Entrevista publicada na revista literária Plural, nª 2, Novembro 2006 (Ano 3), pag.21, Ed. Oficina (APPERJ)

• NA - Leila, 41 anos de “trabalho” na e/ou pela poesia. É muito tempo? É carga pesada? Você faz distinção entre o “na” e o “pela” poesia?

LM - Nilton, é trabalho sem aspas sim (mesmo sendo tão prazeroso), e leve não é, principalmente o “pela”, porque a conscientização profissional do escritor brasileiro ainda é mínima; o “na” é mais suave em geral, embora suave seja tudo o que a minha poesia não é... De qualquer modo, penso que a poesia está ligada a poiesis, ao seu agir. Então, de qualquer modo, direta ou indiretamente, um único verso já mobiliza a ação que ele detona. 

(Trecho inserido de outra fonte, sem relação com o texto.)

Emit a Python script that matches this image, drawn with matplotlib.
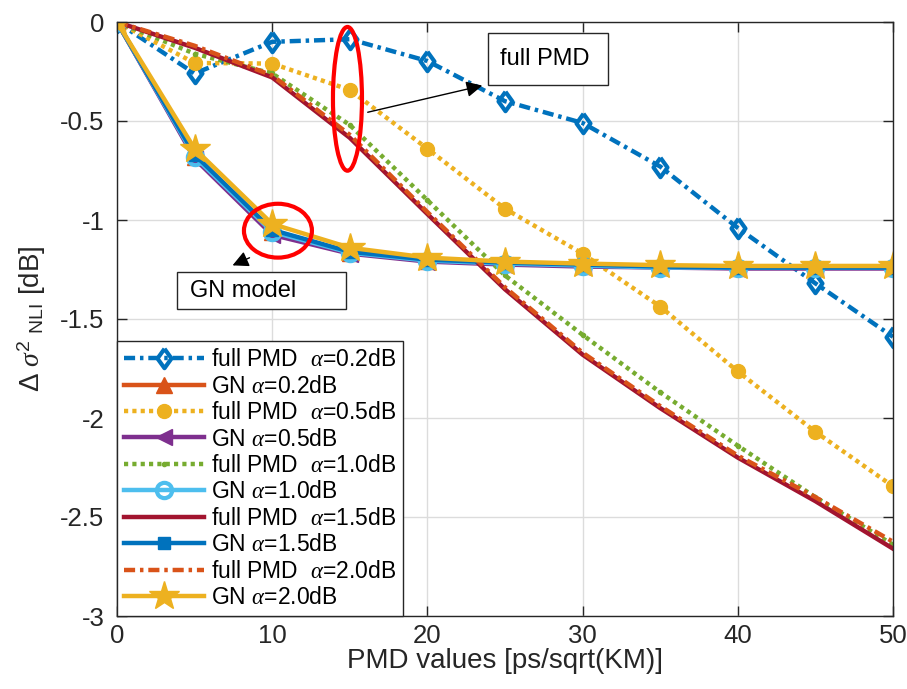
import matplotlib
matplotlib.use('Agg')
import matplotlib.pyplot as plt
from matplotlib.patches import Ellipse, Rectangle

# ---- data ----
pmd = [0, 5, 10, 15, 20, 25, 30, 35, 40, 45, 50]
full_02 = [0, -0.26, -0.10, -0.087, -0.197, -0.40, -0.51, -0.73, -1.04, -1.32, -1.59]
gn_02 = [0, -0.68, -1.06, -1.165, -1.205, -1.22, -1.23, -1.235, -1.24, -1.24, -1.24]
full_05 = [0, -0.207, -0.21, -0.343, -0.64, -0.943, -1.17, -1.437, -1.765, -2.07, -2.345]
gn_05 = [0, -0.69, -1.075, -1.17, -1.21, -1.225, -1.235, -1.24, -1.245, -1.245, -1.245]
full_10 = [0, -0.16, -0.26, -0.52, -0.90, -1.28, -1.58, -1.87, -2.14, -2.40, -2.64]
gn_10 = [0, -0.68, -1.06, -1.165, -1.205, -1.22, -1.23, -1.24, -1.24, -1.24, -1.24]
full_15 = [0, -0.13, -0.28, -0.585, -0.97, -1.35, -1.68, -1.95, -2.20, -2.42, -2.66]
gn_15 = [0, -0.67, -1.05, -1.16, -1.20, -1.215, -1.225, -1.235, -1.24, -1.24, -1.24]
full_20 = [0, -0.12, -0.27, -0.57, -0.96, -1.34, -1.67, -1.94, -2.19, -2.40, -2.625]
gn_20 = [0, -0.64, -1.02, -1.14, -1.19, -1.21, -1.22, -1.228, -1.232, -1.232, -1.232]

labels = ['full PMD  $\\alpha$=0.2dB', 'GN $\\alpha$=0.2dB',
          'full PMD  $\\alpha$=0.5dB', 'GN $\\alpha$=0.5dB',
          'full PMD  $\\alpha$=1.0dB', 'GN $\\alpha$=1.0dB',
          'full PMD  $\\alpha$=1.5dB', 'GN $\\alpha$=1.5dB',
          'full PMD  $\\alpha$=2.0dB', 'GN $\\alpha$=2.0dB']
xticks = [0, 10, 20, 30, 40, 50]
yticks = [-3, -2.5, -2, -1.5, -1, -0.5, 0]
ytick_labels = ['-3', '-2.5', '-2', '-1.5', '-1', '-0.5', '0']

# ---- style ----
plt.rcParams['font.family'] = ['Liberation Sans', 'DejaVu Sans']
plt.rcParams['mathtext.fontset'] = 'custom'
plt.rcParams['mathtext.rm'] = 'Liberation Sans'
plt.rcParams['mathtext.it'] = 'Liberation Serif:italic'
plt.rcParams['axes.unicode_minus'] = False
plt.rcParams['lines.scale_dashes'] = False

C_BLUE = '#0072BD'
C_ORANGE = '#D95319'
C_YELLOW = '#EDB120'
C_PURPLE = '#7E2F8E'
C_GREEN = '#77AC30'
C_LBLUE = '#4DBEEE'
C_RED = '#A2142F'

DASHDOT = (8, 3.5, 2.5, 3.5)
DOT = (3, 3)
diamond = [(0, 1), (0.72, 0), (0, -1), (-0.72, 0), (0, 1)]

series = [
    (full_02, dict(color=C_BLUE, dashes=DASHDOT, marker=diamond, ms=14, mfc='none', mew=3)),
    (gn_02, dict(color=C_ORANGE, ls='-', marker='^', ms=12, mfc=C_ORANGE)),
    (full_05, dict(color=C_YELLOW, dashes=DOT, marker='o', ms=10, mfc=C_YELLOW)),
    (gn_05, dict(color=C_PURPLE, ls='-', marker='<', ms=12, mfc=C_PURPLE)),
    (full_10, dict(color=C_GREEN, dashes=DOT, marker='.', ms=6, mfc=C_GREEN)),
    (gn_10, dict(color=C_LBLUE, ls='-', marker='o', ms=11, mfc='none', mew=3)),
    (full_15, dict(color=C_RED, ls='-')),
    (gn_15, dict(color=C_BLUE, ls='-', marker='s', ms=9, mfc=C_BLUE)),
    (full_20, dict(color=C_ORANGE, dashes=DASHDOT)),
    (gn_20, dict(color=C_YELLOW, ls='-', marker='*', ms=22, mfc=C_YELLOW)),
]

fig = plt.figure(figsize=(9.07, 6.89), dpi=100)
ax = fig.add_axes([117/907, 73/689, 776/907, 594/689])

for (vals, st), lab in zip(series, labels):
    ax.plot(pmd, vals, lw=3.2, label=lab, **st)

ax.set_xlim(0, 50)
ax.set_ylim(-3, 0)
ax.set_xticks(xticks)
ax.set_yticks(yticks)
ax.set_yticklabels(ytick_labels)
ax.tick_params(direction='in', top=True, right=True, labelsize=18.5,
               length=7, width=1, colors='#262626', labelcolor='#262626')
ax.tick_params(axis='y', pad=9)
ax.tick_params(axis='x', pad=6)
ax.grid(True, color='#dcdcdc', lw=1)
ax.set_axisbelow(True)
for sp in ax.spines.values():
    sp.set_color('#262626')
    sp.set_linewidth(1)

ax.set_xlabel('PMD values [ps/sqrt(KM)]', fontsize=20, color='#262626', labelpad=0)
ax.set_ylabel('$\\Delta\\ \\sigma^{2}\\ {}_{\\mathrm{NLI}}$ [dB]', fontsize=20,
              color='#262626', labelpad=9)

leg = ax.legend(loc='lower left', borderaxespad=0, fontsize=16.5, numpoints=1,
                handlelength=3.5, handletextpad=0.3, labelspacing=0.15,
                fancybox=False, framealpha=1, edgecolor='#262626',
                borderpad=0.3)
leg.get_frame().set_linewidth(1)

# annotations
ax.add_patch(Ellipse((14.85, -0.388), width=1.87, height=0.726, fill=False,
                     ec='red', lw=3, zorder=6))
ax.add_patch(Ellipse((10.37, -1.054), width=4.38, height=0.272, fill=False,
                     ec='red', lw=3, zorder=6))

ax.add_patch(Rectangle((23.9, -0.318), 7.73, 0.263, fill=True, fc='white',
                       ec='#262626', lw=1, zorder=6))
ax.text(24.7, -0.187, 'full PMD', fontsize=17, va='center', ha='left', zorder=7)
ax.add_patch(Rectangle((3.87, -1.452), 10.89, 0.191, fill=True, fc='white',
                       ec='#262626', lw=1, zorder=6))
ax.text(4.7, -1.357, 'GN model', fontsize=17, va='center', ha='left', zorder=7)

ax.annotate('', xy=(23.71, -0.318), xytext=(15.98, -0.459),
            arrowprops=dict(arrowstyle='-|>', color='k', lw=1, mutation_scale=24),
            zorder=7)
ax.annotate('', xy=(7.28, -1.235), xytext=(8.70, -1.185),
            arrowprops=dict(arrowstyle='-|>', color='k', lw=1, mutation_scale=24),
            zorder=7)

fig.savefig('out.png', dpi=100)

• NA - Como começou sua trajetória literária? Fala um pouco sobre o desenrolar deste trajeto.

LM Com três anos de idade eu já fazia trova para meu gato, imagina você... Minha mãe (que era professora e chegou à diretora de escola pública) sempre me incentivou muito, inclusive a entrar em certames literários; então, desde a escola primária eu concorria, fazia pesquisas, lia muito para participar de alguns. No primeiro concurso, eu tirei menção honrosa; no segundo, um 9º lugar; no terceiro, fiquei em 6º e quando eu consegui meu primeiro “1º prêmio” fiquei tão feliz e recompensada que não parei mais de escrever. Fiz Direito, exerci a profissão por vários anos (advogada do Sindicato dos Trabalhadores da Indústria da Construção Civil, no Rio), porém acabei abandonando a advocacia para dedicar-me em tempo integral à literatura. Nunca me arrependi, por mais difíceis que sejam alguns trechos da trilha.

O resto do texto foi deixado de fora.